## TASK MATERIAL
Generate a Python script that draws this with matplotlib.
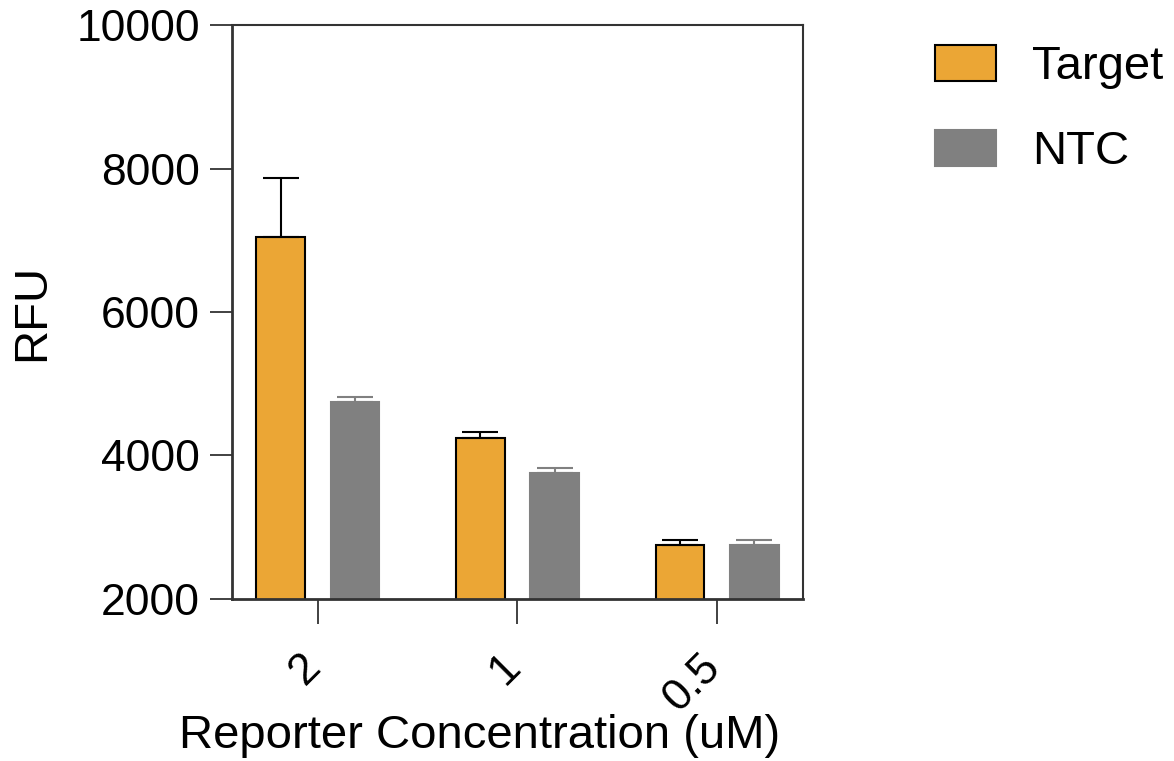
import numpy as np
import matplotlib.pyplot as plt
from matplotlib.transforms import ScaledTranslation

plt.rcParams['font.family'] = ['Liberation Sans', 'DejaVu Sans']

concentrations = ["2", "1", "0.5"]
target_mean = [7045, 4244, 2753]
target_err = [823, 83, 69]
ntc_mean = [4746, 3756, 2753]
ntc_err = [69, 70, 69]

orange = "#EBA635"
gray = "#808080"
axis_col = "#333333"

fig = plt.figure(figsize=(11.74, 7.61), dpi=100)
ax = fig.add_axes([0.1976, 0.2129, 0.4864, 0.7542])

x = np.arange(len(concentrations))
w = 0.245
off = 0.186

ax.bar(x - off, target_mean, w, color=orange, edgecolor="black",
       linewidth=1.5, label="Target", zorder=2)
ax.errorbar(x - off, target_mean, yerr=[np.zeros(3), target_err], fmt="none",
            ecolor="black", elinewidth=1.5, capsize=13, capthick=1.5, zorder=3)
ax.bar(x + off, ntc_mean, w, color=gray, edgecolor=gray, linewidth=1.5,
       label="NTC", zorder=2)
ax.errorbar(x + off, ntc_mean, yerr=[np.zeros(3), ntc_err], fmt="none",
            ecolor=gray, elinewidth=1.5, capsize=13, capthick=1.5, zorder=3)

ax.set_ylim(2000, 10000)
ax.set_xlim(-0.43, 2.43)
ax.set_yticks([2000, 4000, 6000, 8000, 10000])
ax.set_xticks(x)
ax.set_xticklabels(concentrations, rotation=45, ha="right", rotation_mode="anchor")

for s in ax.spines.values():
    s.set_linewidth(1.5)
    s.set_color(axis_col)
ax.spines['left'].set_linewidth(2)
ax.spines['bottom'].set_linewidth(2)

ax.tick_params(axis='y', length=16, width=1.3, labelsize=32, pad=7, color=axis_col)
ax.tick_params(axis='x', length=18, width=1.3, labelsize=32, pad=16, color=axis_col)

# shift rotated tick labels a bit to the left, like the original
shift = ScaledTranslation(-0.18, 0, fig.dpi_scale_trans)
for lab in ax.get_xticklabels():
    lab.set_transform(lab.get_transform() + shift)

ax.set_ylabel("RFU", fontsize=34, labelpad=16)
ax.set_xlabel("Reporter Concentration (uM)", fontsize=34, labelpad=2)
ax.xaxis.set_label_coords(0.433, -0.2)

ax.legend(loc="upper left", bbox_to_anchor=(935 / 1174, 1 - 45 / 761),
          bbox_transform=fig.transFigure, frameon=False, borderpad=0,
          borderaxespad=0, fontsize=34, handlelength=1.3, handleheight=0.8,
          labelspacing=0.85, handletextpad=0.75)

fig.savefig("out.png", dpi=100)
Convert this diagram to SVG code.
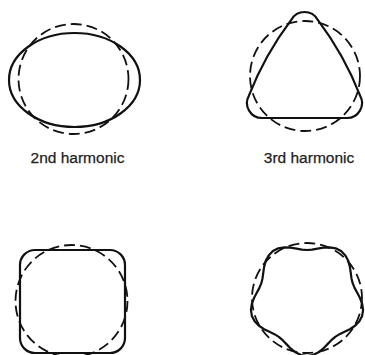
<svg xmlns="http://www.w3.org/2000/svg" width="365" height="355" viewBox="0 0 365 355">
<style>
.solid{fill:none;stroke:#111;stroke-width:2.2;stroke-linejoin:round}
.dash{fill:none;stroke:#111;stroke-width:1.8;stroke-dasharray:11 5}
.lbl{font-family:"Liberation Sans",Arial,sans-serif;font-size:15.5px;fill:#222;stroke:#222;stroke-width:0.25;text-anchor:middle}
</style>
<rect width="365" height="355" fill="#fff"/>
<g id="h2">
<circle class="dash" cx="73.5" cy="79" r="55"/>
<ellipse class="solid" cx="74.5" cy="80" rx="65.5" ry="47"/>
<text class="lbl" x="77.5" y="163">2nd harmonic</text>
</g>
<g id="h3">
<circle class="dash" cx="305" cy="76" r="55"/>
<path class="solid" d="M291.4 19.7 A15 15 0 0 1 317.6 19.7 Q344.1 54.8 360.1 95.7 A15 15 0 0 1 347 118 L262 118 A15 15 0 0 1 248.9 95.7 Q264.9 54.8 291.4 19.7 Z"/>
<text class="lbl" x="309" y="163">3rd harmonic</text>
</g>
<g id="h4">
<circle class="dash" cx="71.5" cy="301" r="56"/>
<rect class="solid" x="20" y="250" width="105" height="103" rx="15" ry="15"/>
</g>
<g id="h5">
<circle class="dash" cx="307" cy="298" r="55"/>
<polygon class="solid" points="307,250 312.09,249.6 317.5,248.61 323.38,247.59 329.57,247.3 335.67,248.35 341.09,251.08 345.36,255.4 348.24,260.86 349.88,266.85 350.73,272.75 351.46,278.21 352.65,283.17 354.6,287.88 357.22,292.72 360,298 362.19,303.8 363.07,309.92 362.16,315.92 359.37,321.32 355.06,325.75 349.88,329.15 344.53,331.79 339.57,334.17 335.21,336.83 331.34,340.15 327.54,344.13 323.38,348.41 318.54,352.28 312.99,355.01 307,356 301.01,355.01 295.46,352.28 290.62,348.41 286.46,344.13 282.66,340.15 278.79,336.83 274.43,334.17 269.47,331.79 264.12,329.15 258.94,325.75 254.63,321.32 251.84,315.92 250.93,309.92 251.81,303.8 254,298 256.78,292.72 259.4,287.88 261.35,283.17 262.54,278.21 263.27,272.75 264.12,266.85 265.76,260.86 268.64,255.4 272.91,251.08 278.33,248.35 284.43,247.3 290.62,247.59 296.5,248.61 301.91,249.6"/>
</g>
</svg>
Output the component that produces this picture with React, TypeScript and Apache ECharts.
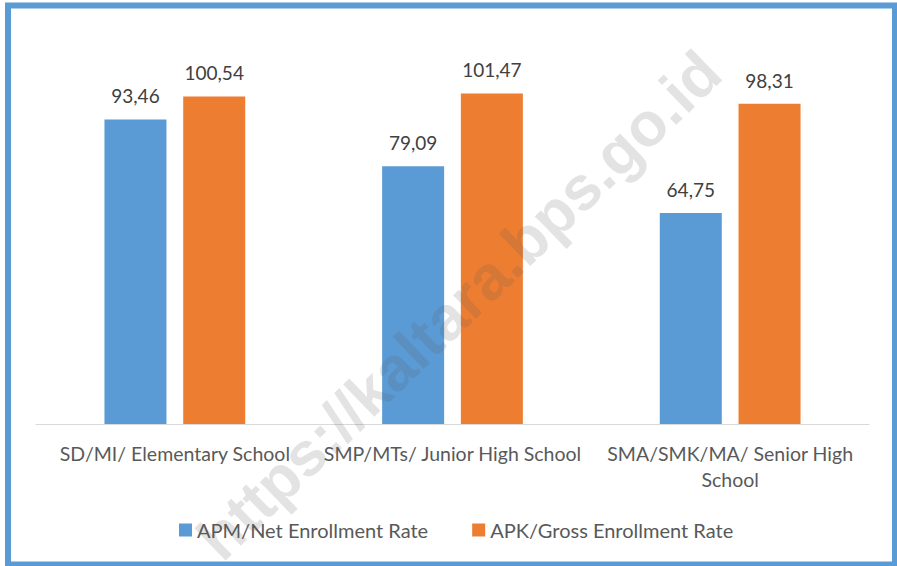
import React, { useEffect, useRef } from "react";
import * as echarts from "echarts";

const categories = [
  "SD/MI/ Elementary School",
  "SMP/MTs/ Junior High School",
  "SMA/SMK/MA/ Senior High School",
];
const apmValues = [93.46, 79.09, 64.75];
const apkValues = [100.54, 101.47, 98.31];
const seriesNames = ["APM/Net Enrollment Rate", "APK/Gross Enrollment Rate"];
const watermark = "https://kaltara.bps.go.id";

const FONT = "Lato";

export default function App() {
  const ref = useRef<HTMLDivElement>(null);
  useEffect(() => {
    if (!ref.current) return;
    const chart = echarts.init(ref.current, null, { renderer: "svg" });
    const fmt = (p: any) => Number(p.value).toFixed(2).replace(".", ",");
    chart.setOption({
      animation: false,
      backgroundColor: "#ffffff",
      grid: { left: 36, right: 28, top: 33, bottom: 142 },
      legend: {
        left: 174,
        top: 515,
        itemWidth: 13,
        itemHeight: 13,
        itemGap: 44,
        icon: "rect",
        textStyle: { fontFamily: FONT, fontSize: 20, color: "#595959" },
        data: seriesNames,
      },
      xAxis: {
        type: "category",
        data: categories,
        axisLine: { lineStyle: { color: "#D9D9D9", width: 1 } },
        axisTick: { show: false },
        axisLabel: {
          interval: 0,
          margin: 16,
          fontFamily: FONT,
          fontSize: 19.5,
          color: "#595959",
          lineHeight: 26,
          formatter: (v: string) =>
            v.length > 28 ? v.replace(/ School$/, "\nSchool") : v,
        },
      },
      yAxis: {
        type: "value",
        min: 0,
        max: 120,
        show: false,
        splitLine: { show: false },
      },
      series: [
        {
          name: seriesNames[0],
          type: "bar",
          data: apmValues,
          barWidth: 62,
          barGap: "27%",
          itemStyle: { color: "#5B9BD5" },
          label: {
            show: true,
            position: "top",
            distance: 14,
            formatter: fmt,
            fontFamily: FONT,
            fontSize: 19,
            color: "#404040",
          },
        },
        {
          name: seriesNames[1],
          type: "bar",
          data: apkValues,
          barWidth: 62,
          barGap: "27%",
          itemStyle: { color: "#ED7D31" },
          label: {
            show: true,
            position: "top",
            distance: 14,
            formatter: fmt,
            fontFamily: FONT,
            fontSize: 19,
            color: "#404040",
          },
        },
      ],
      graphic: [
        {
          type: "rect",
          z: 100,
          shape: { x: 8, y: 5.5, width: 887, height: 559 },
          style: { fill: "none", stroke: "#5B9BD5", lineWidth: 6 },
          silent: true,
        },
        {
          type: "text",
          z: 101,
          x: 459,
          y: 305,
          rotation: (44 * Math.PI) / 180,
          silent: true,
          style: {
            text: watermark,
            fontFamily: "Liberation Sans",
            fontWeight: "bold",
            fontSize: 62,
            fill: "rgba(90,90,90,0.17)",
            align: "center",
            verticalAlign: "middle",
          },
        },
      ],
    });
    return () => chart.dispose();
  }, []);
  return (
    <div
      ref={ref}
      style={{ position: "fixed", left: 0, top: 0, width: 897, height: 566 }}
    />
  );
}
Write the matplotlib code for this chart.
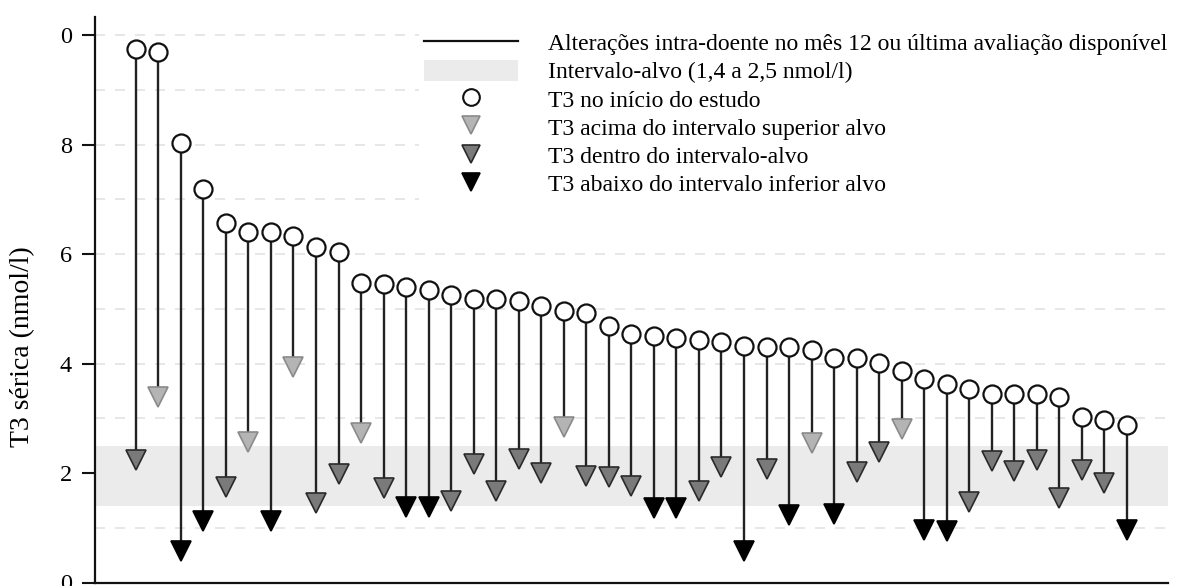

## TASK PROMPT
Reproduce the material above from its first line through the line containing "off = 0.186", both ends included, and skip every picture.

## SOLUTION TO THIS PROBLEM
Generate a Python script that draws this with matplotlib.
import numpy as np
import matplotlib.pyplot as plt
from matplotlib.transforms import ScaledTranslation

plt.rcParams['font.family'] = ['Liberation Sans', 'DejaVu Sans']

concentrations = ["2", "1", "0.5"]
target_mean = [7045, 4244, 2753]
target_err = [823, 83, 69]
ntc_mean = [4746, 3756, 2753]
ntc_err = [69, 70, 69]

orange = "#EBA635"
gray = "#808080"
axis_col = "#333333"

fig = plt.figure(figsize=(11.74, 7.61), dpi=100)
ax = fig.add_axes([0.1976, 0.2129, 0.4864, 0.7542])

x = np.arange(len(concentrations))
w = 0.245
off = 0.186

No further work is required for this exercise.